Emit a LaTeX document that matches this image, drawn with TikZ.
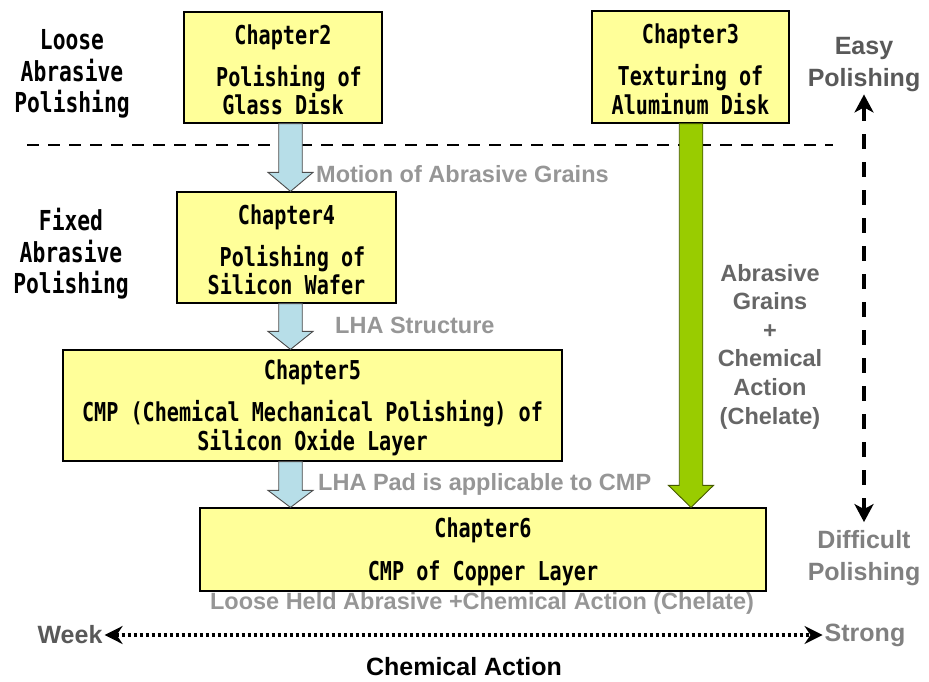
\documentclass[tikz,border=0pt]{standalone}
\usepackage{fontspec}
\setmainfont{Liberation Sans}
\newfontfamily\gothic[FakeStretch=0.775]{DejaVu Sans Mono}
\usetikzlibrary{arrows.meta, calc}

\definecolor{boxyellow}{RGB}{255,255,153}
\definecolor{arrowblue}{RGB}{183,222,232}
\definecolor{arrowgreen}{RGB}{153,204,0}
\definecolor{greenedge}{RGB}{70,90,0}
\definecolor{txtlight}{RGB}{150,150,150}
\definecolor{txtmid}{RGB}{128,128,128}
\definecolor{txtgrain}{RGB}{102,102,102}
\definecolor{txtdark}{RGB}{89,89,89}

\tikzset{
  chapbox/.style={draw=black, line width=1.2pt, fill=boxyellow, align=center,
                  inner sep=0pt, font=\gothic\bfseries\fontsize{26}{28.5}\selectfont},
  sidelabel/.style={align=center, inner sep=0pt,
                    font=\gothic\bfseries\fontsize{27.5}{31.5}\selectfont},
  graylabel/.style={text=txtlight, inner sep=0pt, align=center,
                    font=\bfseries\fontsize{23.5}{28.6}\selectfont},
  scalelabel/.style={inner sep=2pt, align=center,
                     font=\bfseries\fontsize{25}{32}\selectfont},
  bluearrow/.style={fill=arrowblue, draw=black!70, line width=0.9pt},
  greenarrow/.style={fill=arrowgreen, draw=greenedge, line width=0.9pt}
}

% fat arrow: style, x, source node, target node, head length
\newcommand{\fatarrow}[5]{%
  \path[#1] let \p1=(#3.south), \p2=(#4.north) in
    (#2pt-11.75pt,\y1) -- (#2pt+11.75pt,\y1) -- (#2pt+11.75pt,\y2+#5pt)
    -- (#2pt+22.5pt,\y2+#5pt) -- (#2pt,\y2) -- (#2pt-22.5pt,\y2+#5pt)
    -- (#2pt-11.75pt,\y2+#5pt) -- cycle;}
\newcommand{\topstrut}{\rule{0pt}{24pt}}

\begin{document}
\begin{tikzpicture}[x=1pt, y=-1pt]
  \useasboundingbox (0,0) rectangle (929,682);

  % dashed separator between loose and fixed abrasive
  \draw[line width=2.2pt, dash pattern=on 12pt off 9pt] (27,145) -- (833,145);

  % chapter boxes
  \node[chapbox, minimum width=198pt, minimum height=111pt] (ch2) at (283,67.5)
      {\topstrut Chapter2\\[13.5pt]\hspace*{12pt}Polishing of\\Glass Disk};
  \node[chapbox, minimum width=197pt, minimum height=112pt] (ch3) at (690.5,67)
      {\topstrut Chapter3\\[13.5pt]Texturing of\\Aluminum Disk};
  \node[chapbox, minimum width=219pt, minimum height=111pt] (ch4) at (286.5,247.5)
      {\topstrut Chapter4\\[13.5pt]\hspace*{12pt}Polishing of\\Silicon Wafer};
  \node[chapbox, minimum width=499pt, minimum height=111pt] (ch5) at (312.5,405.5)
      {\topstrut Chapter5\\[13.5pt]CMP (Chemical Mechanical Polishing) of\\Silicon Oxide Layer};
  \node[chapbox, minimum width=566pt, minimum height=83pt] (ch6) at (483,549.5)
      {\topstrut Chapter6\\[14pt]CMP of Copper Layer};

  % arrows between chapters
  \fatarrow{bluearrow}{290.5}{ch2}{ch4}{19}
  \fatarrow{bluearrow}{290.5}{ch4}{ch5}{18}
  \fatarrow{bluearrow}{290.5}{ch5}{ch6}{17}
  \fatarrow{greenarrow}{691}{ch3}{ch6}{22}

  % left side
  \node[sidelabel] (loose) at (72,74) {Loose\\Abrasive\\Polishing};
  \node[sidelabel] (fixed) at (71,254) {Fixed\\Abrasive\\Polishing};

  % arrow labels
  \node[graylabel, anchor=west] (motion) at (316,174) {Motion of Abrasive Grains};
  \node[graylabel, anchor=west] (lhastr) at (335,325) {LHA Structure};
  \node[graylabel, anchor=west] (lhapad) at (318,484) {LHA Pad is applicable to CMP};
  \node[graylabel] (loosehold) at (482,603) {Loose Held Abrasive +Chemical Action (Chelate)};
  \node[graylabel, text=txtgrain] (grains) at (770,346.5)
      {Abrasive\\Grains\\+\\Chemical\\Action\\(Chelate)};

  % polishing scale
  \node[scalelabel, text=txtdark] (easy) at (864,65) {Easy\\Polishing};
  \node[scalelabel, text=txtmid] (diff) at (864,558) {Difficult\\Polishing};
  \draw[line width=3.5pt, dash pattern=on 15pt off 13pt, shorten >=6pt,
        {Stealth[length=18pt,width=19pt,inset=5pt]}-{Stealth[length=18pt,width=19pt,inset=5pt]}]
        (easy.south) -- (diff.north);

  % chemical action scale
  \node[scalelabel, text=txtdark] (week) at (70,635) {Week};
  \node[scalelabel, text=txtmid] (strong) at (865,635) {Strong};
  \draw[line width=3.5pt, dash pattern=on 3pt off 3pt,
        {Stealth[length=18pt,width=18pt,inset=6pt]}-{Stealth[length=18pt,width=18pt,inset=6pt]}]
        (week.east) -- (strong.west);
  \node[scalelabel] (chem) at (464,667) {Chemical Action};
\end{tikzpicture}
\end{document}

----

* Directions for this task
Write the full listing out again with every line unchanged, but include no pictures.

* Written reply
Emit a LaTeX document that matches this image, drawn with TikZ.
\documentclass[tikz,border=0pt]{standalone}
\usepackage{fontspec}
\setmainfont{Liberation Sans}
\newfontfamily\gothic[FakeStretch=0.775]{DejaVu Sans Mono}
\usetikzlibrary{arrows.meta, calc}

\definecolor{boxyellow}{RGB}{255,255,153}
\definecolor{arrowblue}{RGB}{183,222,232}
\definecolor{arrowgreen}{RGB}{153,204,0}
\definecolor{greenedge}{RGB}{70,90,0}
\definecolor{txtlight}{RGB}{150,150,150}
\definecolor{txtmid}{RGB}{128,128,128}
\definecolor{txtgrain}{RGB}{102,102,102}
\definecolor{txtdark}{RGB}{89,89,89}

\tikzset{
  chapbox/.style={draw=black, line width=1.2pt, fill=boxyellow, align=center,
                  inner sep=0pt, font=\gothic\bfseries\fontsize{26}{28.5}\selectfont},
  sidelabel/.style={align=center, inner sep=0pt,
                    font=\gothic\bfseries\fontsize{27.5}{31.5}\selectfont},
  graylabel/.style={text=txtlight, inner sep=0pt, align=center,
                    font=\bfseries\fontsize{23.5}{28.6}\selectfont},
  scalelabel/.style={inner sep=2pt, align=center,
                     font=\bfseries\fontsize{25}{32}\selectfont},
  bluearrow/.style={fill=arrowblue, draw=black!70, line width=0.9pt},
  greenarrow/.style={fill=arrowgreen, draw=greenedge, line width=0.9pt}
}

% fat arrow: style, x, source node, target node, head length
\newcommand{\fatarrow}[5]{%
  \path[#1] let \p1=(#3.south), \p2=(#4.north) in
    (#2pt-11.75pt,\y1) -- (#2pt+11.75pt,\y1) -- (#2pt+11.75pt,\y2+#5pt)
    -- (#2pt+22.5pt,\y2+#5pt) -- (#2pt,\y2) -- (#2pt-22.5pt,\y2+#5pt)
    -- (#2pt-11.75pt,\y2+#5pt) -- cycle;}
\newcommand{\topstrut}{\rule{0pt}{24pt}}

\begin{document}
\begin{tikzpicture}[x=1pt, y=-1pt]
  \useasboundingbox (0,0) rectangle (929,682);

  % dashed separator between loose and fixed abrasive
  \draw[line width=2.2pt, dash pattern=on 12pt off 9pt] (27,145) -- (833,145);

  % chapter boxes
  \node[chapbox, minimum width=198pt, minimum height=111pt] (ch2) at (283,67.5)
      {\topstrut Chapter2\\[13.5pt]\hspace*{12pt}Polishing of\\Glass Disk};
  \node[chapbox, minimum width=197pt, minimum height=112pt] (ch3) at (690.5,67)
      {\topstrut Chapter3\\[13.5pt]Texturing of\\Aluminum Disk};
  \node[chapbox, minimum width=219pt, minimum height=111pt] (ch4) at (286.5,247.5)
      {\topstrut Chapter4\\[13.5pt]\hspace*{12pt}Polishing of\\Silicon Wafer};
  \node[chapbox, minimum width=499pt, minimum height=111pt] (ch5) at (312.5,405.5)
      {\topstrut Chapter5\\[13.5pt]CMP (Chemical Mechanical Polishing) of\\Silicon Oxide Layer};
  \node[chapbox, minimum width=566pt, minimum height=83pt] (ch6) at (483,549.5)
      {\topstrut Chapter6\\[14pt]CMP of Copper Layer};

  % arrows between chapters
  \fatarrow{bluearrow}{290.5}{ch2}{ch4}{19}
  \fatarrow{bluearrow}{290.5}{ch4}{ch5}{18}
  \fatarrow{bluearrow}{290.5}{ch5}{ch6}{17}
  \fatarrow{greenarrow}{691}{ch3}{ch6}{22}

  % left side
  \node[sidelabel] (loose) at (72,74) {Loose\\Abrasive\\Polishing};
  \node[sidelabel] (fixed) at (71,254) {Fixed\\Abrasive\\Polishing};

  % arrow labels
  \node[graylabel, anchor=west] (motion) at (316,174) {Motion of Abrasive Grains};
  \node[graylabel, anchor=west] (lhastr) at (335,325) {LHA Structure};
  \node[graylabel, anchor=west] (lhapad) at (318,484) {LHA Pad is applicable to CMP};
  \node[graylabel] (loosehold) at (482,603) {Loose Held Abrasive +Chemical Action (Chelate)};
  \node[graylabel, text=txtgrain] (grains) at (770,346.5)
      {Abrasive\\Grains\\+\\Chemical\\Action\\(Chelate)};

  % polishing scale
  \node[scalelabel, text=txtdark] (easy) at (864,65) {Easy\\Polishing};
  \node[scalelabel, text=txtmid] (diff) at (864,558) {Difficult\\Polishing};
  \draw[line width=3.5pt, dash pattern=on 15pt off 13pt, shorten >=6pt,
        {Stealth[length=18pt,width=19pt,inset=5pt]}-{Stealth[length=18pt,width=19pt,inset=5pt]}]
        (easy.south) -- (diff.north);

  % chemical action scale
  \node[scalelabel, text=txtdark] (week) at (70,635) {Week};
  \node[scalelabel, text=txtmid] (strong) at (865,635) {Strong};
  \draw[line width=3.5pt, dash pattern=on 3pt off 3pt,
        {Stealth[length=18pt,width=18pt,inset=6pt]}-{Stealth[length=18pt,width=18pt,inset=6pt]}]
        (week.east) -- (strong.west);
  \node[scalelabel] (chem) at (464,667) {Chemical Action};
\end{tikzpicture}
\end{document}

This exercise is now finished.